Cómo encontrarnos en la esperanza, entonces, en lo susceptible de esta humanidad… ya que, me parece, todavía, viajamos en lo aberrante de las huellas sin fortuna… haciendo doler el año, arrastrándonos a mortales improvisaciones. En el intertanto, unos seres se envuelven en el manto del poder para alcanzar una magistratura, en algunos meses, sin saber realmente cuáles son sus motivaciones privadas y públicas en ese intento. Hace algunos días nos enteramos que un empresario sin escrúpulos se robó una vacuna ordenando, fuera de todo parangón médico, su inoculación. Algo que no es metafórico, por cierto, sino, grosero y bestial. Y, aunque no deseamos verlos o sentirlos, hay que advertir que existe una actitud premeditada que se perfila hacia todos nosotros, la población, aunque nos vean como bobos o enfermos y que, pareciera, que no nos damos cuenta de nada, porque todavía no despertamos, de manera completa.
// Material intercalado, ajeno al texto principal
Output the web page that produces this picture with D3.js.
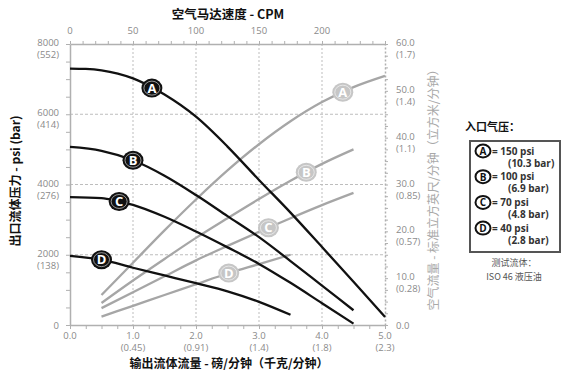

Mientras tanto, el mundo se sigue llenando de guerras internas y externas y de asuntos irredimibles. Los vicios de ese poder incontenible, por lo demás, son los deseos de las superioridades y jerarquías como una destrucción en tiempos en que un virus parece competir con la ridiculez, aunque nadie ya se acuerde que unos presidentes, autodenominados democráticos, pero, en nombre del poder, diseminaron un reguero de sufrimientos, muertes, presidios y dolores.

By Francisco Javier Villegas

Profesor de Castellano, Antofagasta.